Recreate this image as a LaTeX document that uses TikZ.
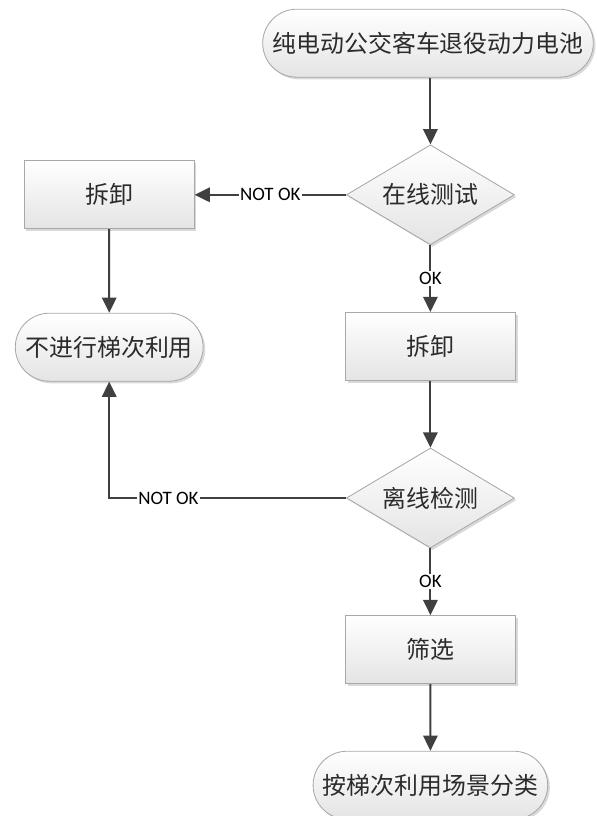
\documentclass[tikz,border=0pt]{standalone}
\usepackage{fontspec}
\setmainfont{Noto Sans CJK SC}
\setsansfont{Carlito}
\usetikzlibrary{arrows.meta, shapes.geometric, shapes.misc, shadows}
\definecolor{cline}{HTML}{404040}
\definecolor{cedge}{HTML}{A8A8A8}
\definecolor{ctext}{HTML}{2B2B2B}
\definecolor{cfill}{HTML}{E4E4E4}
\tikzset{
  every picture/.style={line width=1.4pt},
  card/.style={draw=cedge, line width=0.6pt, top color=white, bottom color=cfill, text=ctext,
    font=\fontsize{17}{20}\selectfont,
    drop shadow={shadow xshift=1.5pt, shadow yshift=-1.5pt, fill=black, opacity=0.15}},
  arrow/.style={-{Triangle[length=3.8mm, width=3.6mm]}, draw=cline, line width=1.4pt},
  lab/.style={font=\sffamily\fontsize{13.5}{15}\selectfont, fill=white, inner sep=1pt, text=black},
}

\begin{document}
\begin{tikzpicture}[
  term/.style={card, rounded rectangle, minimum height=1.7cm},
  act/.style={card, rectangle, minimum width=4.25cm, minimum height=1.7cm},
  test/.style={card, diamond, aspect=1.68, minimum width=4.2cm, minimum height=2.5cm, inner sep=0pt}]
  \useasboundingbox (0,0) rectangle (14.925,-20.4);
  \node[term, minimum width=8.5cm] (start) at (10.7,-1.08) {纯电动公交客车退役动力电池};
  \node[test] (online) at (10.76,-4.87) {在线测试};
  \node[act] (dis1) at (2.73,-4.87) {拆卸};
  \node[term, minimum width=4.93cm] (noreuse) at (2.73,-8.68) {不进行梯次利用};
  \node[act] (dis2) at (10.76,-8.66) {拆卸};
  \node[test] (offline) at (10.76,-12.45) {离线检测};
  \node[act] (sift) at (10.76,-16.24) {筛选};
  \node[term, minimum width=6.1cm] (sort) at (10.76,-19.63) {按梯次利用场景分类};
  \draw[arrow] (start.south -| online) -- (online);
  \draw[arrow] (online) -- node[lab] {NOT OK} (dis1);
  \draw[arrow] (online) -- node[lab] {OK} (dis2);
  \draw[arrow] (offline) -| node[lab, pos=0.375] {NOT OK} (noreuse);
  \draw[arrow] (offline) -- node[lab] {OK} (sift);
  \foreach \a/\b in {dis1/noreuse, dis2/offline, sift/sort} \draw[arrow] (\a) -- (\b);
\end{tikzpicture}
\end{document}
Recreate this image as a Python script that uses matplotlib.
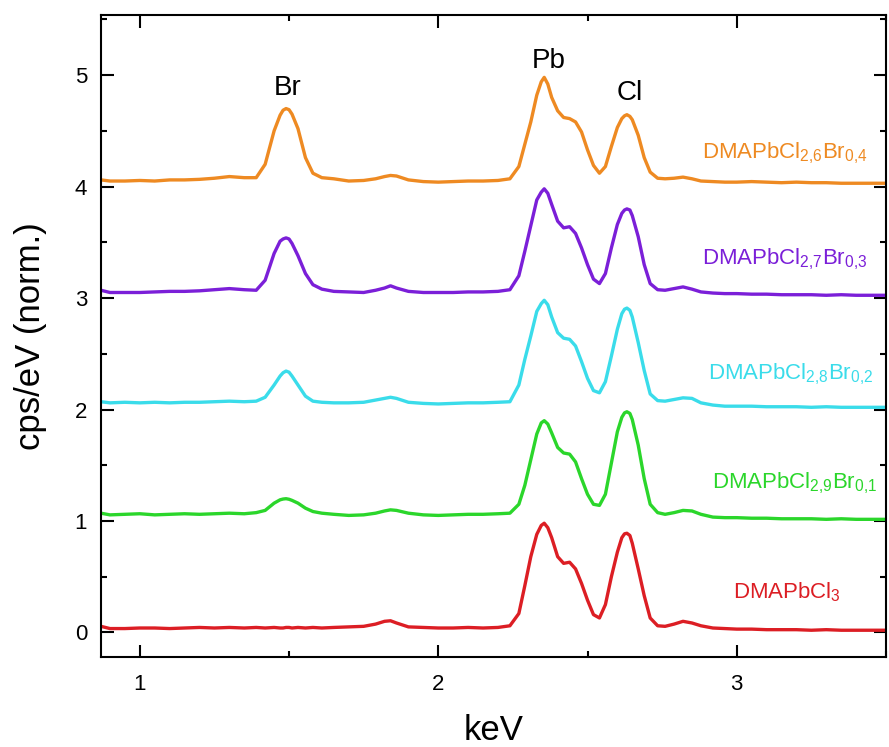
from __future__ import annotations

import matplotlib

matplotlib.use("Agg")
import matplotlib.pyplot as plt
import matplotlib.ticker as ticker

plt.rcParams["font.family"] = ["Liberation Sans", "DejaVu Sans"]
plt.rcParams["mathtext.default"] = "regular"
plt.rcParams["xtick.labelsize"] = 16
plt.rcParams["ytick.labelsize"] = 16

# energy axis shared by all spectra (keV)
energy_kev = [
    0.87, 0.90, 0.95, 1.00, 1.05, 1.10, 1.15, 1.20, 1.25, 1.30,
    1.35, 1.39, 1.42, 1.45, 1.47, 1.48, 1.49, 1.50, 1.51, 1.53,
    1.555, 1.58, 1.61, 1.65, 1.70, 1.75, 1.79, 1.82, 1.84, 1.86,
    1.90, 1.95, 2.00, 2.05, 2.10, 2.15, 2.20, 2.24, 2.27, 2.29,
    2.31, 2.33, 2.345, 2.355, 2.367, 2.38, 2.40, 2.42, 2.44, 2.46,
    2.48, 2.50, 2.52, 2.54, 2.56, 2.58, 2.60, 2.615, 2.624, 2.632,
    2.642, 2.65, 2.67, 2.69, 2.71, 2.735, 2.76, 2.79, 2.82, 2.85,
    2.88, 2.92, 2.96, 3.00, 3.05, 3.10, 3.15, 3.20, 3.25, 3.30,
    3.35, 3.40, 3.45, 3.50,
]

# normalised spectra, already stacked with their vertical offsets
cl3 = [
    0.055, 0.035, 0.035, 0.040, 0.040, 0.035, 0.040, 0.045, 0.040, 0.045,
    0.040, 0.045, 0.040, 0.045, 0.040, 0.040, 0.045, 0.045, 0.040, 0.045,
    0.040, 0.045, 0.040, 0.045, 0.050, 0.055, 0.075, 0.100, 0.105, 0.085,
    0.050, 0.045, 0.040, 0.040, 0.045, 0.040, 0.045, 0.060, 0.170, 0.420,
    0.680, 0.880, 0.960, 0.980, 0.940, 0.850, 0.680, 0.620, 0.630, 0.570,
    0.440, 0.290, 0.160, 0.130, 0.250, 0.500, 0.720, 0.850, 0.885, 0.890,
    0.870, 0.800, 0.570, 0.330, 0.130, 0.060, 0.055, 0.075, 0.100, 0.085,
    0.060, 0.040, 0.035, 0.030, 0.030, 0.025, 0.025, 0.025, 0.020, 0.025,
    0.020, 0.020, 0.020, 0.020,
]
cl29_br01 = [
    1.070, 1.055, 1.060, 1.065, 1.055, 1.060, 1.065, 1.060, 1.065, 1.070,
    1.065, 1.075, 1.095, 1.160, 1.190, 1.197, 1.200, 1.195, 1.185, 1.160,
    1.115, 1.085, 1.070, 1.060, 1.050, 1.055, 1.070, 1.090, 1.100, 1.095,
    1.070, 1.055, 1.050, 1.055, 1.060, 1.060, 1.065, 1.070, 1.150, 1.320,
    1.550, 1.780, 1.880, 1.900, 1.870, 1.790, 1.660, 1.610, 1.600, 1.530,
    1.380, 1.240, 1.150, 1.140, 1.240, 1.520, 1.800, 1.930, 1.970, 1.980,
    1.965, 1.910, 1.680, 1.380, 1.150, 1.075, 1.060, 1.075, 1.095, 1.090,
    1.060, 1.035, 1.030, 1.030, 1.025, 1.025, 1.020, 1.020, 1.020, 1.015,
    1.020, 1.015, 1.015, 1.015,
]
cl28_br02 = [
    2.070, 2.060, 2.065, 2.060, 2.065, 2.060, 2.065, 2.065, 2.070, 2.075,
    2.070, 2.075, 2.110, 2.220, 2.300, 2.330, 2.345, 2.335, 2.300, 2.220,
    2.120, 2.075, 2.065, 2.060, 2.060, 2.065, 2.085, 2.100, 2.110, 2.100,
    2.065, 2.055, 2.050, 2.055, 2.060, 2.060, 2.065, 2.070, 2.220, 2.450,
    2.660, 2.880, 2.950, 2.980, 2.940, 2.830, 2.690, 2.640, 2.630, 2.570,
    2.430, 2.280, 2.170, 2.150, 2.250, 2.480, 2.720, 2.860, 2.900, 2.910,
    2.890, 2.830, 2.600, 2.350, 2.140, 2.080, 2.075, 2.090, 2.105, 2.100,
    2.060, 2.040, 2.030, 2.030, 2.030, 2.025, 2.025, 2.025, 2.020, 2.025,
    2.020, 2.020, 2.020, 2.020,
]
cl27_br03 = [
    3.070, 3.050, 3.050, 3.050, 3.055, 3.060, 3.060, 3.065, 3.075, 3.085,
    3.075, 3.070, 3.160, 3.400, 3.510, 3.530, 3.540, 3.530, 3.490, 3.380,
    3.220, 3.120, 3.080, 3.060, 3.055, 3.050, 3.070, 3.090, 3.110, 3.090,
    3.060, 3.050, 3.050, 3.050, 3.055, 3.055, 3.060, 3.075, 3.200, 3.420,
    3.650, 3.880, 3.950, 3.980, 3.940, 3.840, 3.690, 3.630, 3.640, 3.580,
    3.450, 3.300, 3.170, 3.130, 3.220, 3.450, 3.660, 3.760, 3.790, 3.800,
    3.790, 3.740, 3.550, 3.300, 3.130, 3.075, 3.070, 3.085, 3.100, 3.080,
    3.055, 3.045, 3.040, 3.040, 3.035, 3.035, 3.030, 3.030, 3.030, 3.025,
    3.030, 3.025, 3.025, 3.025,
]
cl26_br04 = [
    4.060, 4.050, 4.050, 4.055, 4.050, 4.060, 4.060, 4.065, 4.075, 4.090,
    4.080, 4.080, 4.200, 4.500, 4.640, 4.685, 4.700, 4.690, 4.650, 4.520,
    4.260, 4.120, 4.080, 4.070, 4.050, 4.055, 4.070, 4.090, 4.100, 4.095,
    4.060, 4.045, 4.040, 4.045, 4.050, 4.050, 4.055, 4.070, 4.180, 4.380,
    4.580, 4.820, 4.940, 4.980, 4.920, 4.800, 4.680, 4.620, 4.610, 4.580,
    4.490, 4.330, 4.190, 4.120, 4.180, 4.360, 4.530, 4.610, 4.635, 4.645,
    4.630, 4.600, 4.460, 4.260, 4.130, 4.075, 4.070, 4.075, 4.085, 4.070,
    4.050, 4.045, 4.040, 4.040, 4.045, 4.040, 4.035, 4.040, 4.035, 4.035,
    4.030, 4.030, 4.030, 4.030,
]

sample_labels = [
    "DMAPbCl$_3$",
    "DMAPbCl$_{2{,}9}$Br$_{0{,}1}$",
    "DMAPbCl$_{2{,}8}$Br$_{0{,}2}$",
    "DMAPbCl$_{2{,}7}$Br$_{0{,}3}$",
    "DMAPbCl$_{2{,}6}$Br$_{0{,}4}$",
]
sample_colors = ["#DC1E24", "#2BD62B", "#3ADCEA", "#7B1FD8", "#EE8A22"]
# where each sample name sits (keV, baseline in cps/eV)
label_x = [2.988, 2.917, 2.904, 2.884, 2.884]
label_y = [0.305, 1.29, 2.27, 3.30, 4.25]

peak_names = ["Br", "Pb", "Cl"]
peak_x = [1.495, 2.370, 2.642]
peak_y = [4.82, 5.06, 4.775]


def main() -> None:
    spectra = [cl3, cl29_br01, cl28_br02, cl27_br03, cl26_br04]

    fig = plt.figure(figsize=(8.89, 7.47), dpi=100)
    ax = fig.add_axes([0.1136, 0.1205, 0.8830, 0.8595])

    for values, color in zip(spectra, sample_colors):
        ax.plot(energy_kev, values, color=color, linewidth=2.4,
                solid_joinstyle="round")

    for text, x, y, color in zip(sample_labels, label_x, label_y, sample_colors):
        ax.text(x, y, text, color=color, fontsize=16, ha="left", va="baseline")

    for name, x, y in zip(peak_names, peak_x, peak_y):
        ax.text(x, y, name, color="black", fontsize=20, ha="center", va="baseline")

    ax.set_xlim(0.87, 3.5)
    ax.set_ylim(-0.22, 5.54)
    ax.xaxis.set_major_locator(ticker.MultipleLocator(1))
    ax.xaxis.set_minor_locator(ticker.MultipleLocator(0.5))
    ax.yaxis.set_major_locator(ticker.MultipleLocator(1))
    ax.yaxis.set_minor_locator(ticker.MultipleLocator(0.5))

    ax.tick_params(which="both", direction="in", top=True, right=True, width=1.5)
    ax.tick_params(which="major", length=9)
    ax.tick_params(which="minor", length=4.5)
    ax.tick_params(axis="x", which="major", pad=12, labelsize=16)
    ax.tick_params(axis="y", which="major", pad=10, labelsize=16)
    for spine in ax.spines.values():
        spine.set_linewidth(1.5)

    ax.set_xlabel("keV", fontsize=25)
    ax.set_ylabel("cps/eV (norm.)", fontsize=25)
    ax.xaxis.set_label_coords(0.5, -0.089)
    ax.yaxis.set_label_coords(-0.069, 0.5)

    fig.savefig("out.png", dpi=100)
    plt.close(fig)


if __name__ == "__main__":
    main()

□ □ □ □ □ □ □

• WORK REQUIRED: Copy out each line in the listing that has the word "matplotlib".

• RESULT OF THE EXERCISE:
Recreate this image as a Python script that uses matplotlib.
import matplotlib
matplotlib.use("Agg")
import matplotlib.pyplot as plt
import matplotlib.ticker as ticker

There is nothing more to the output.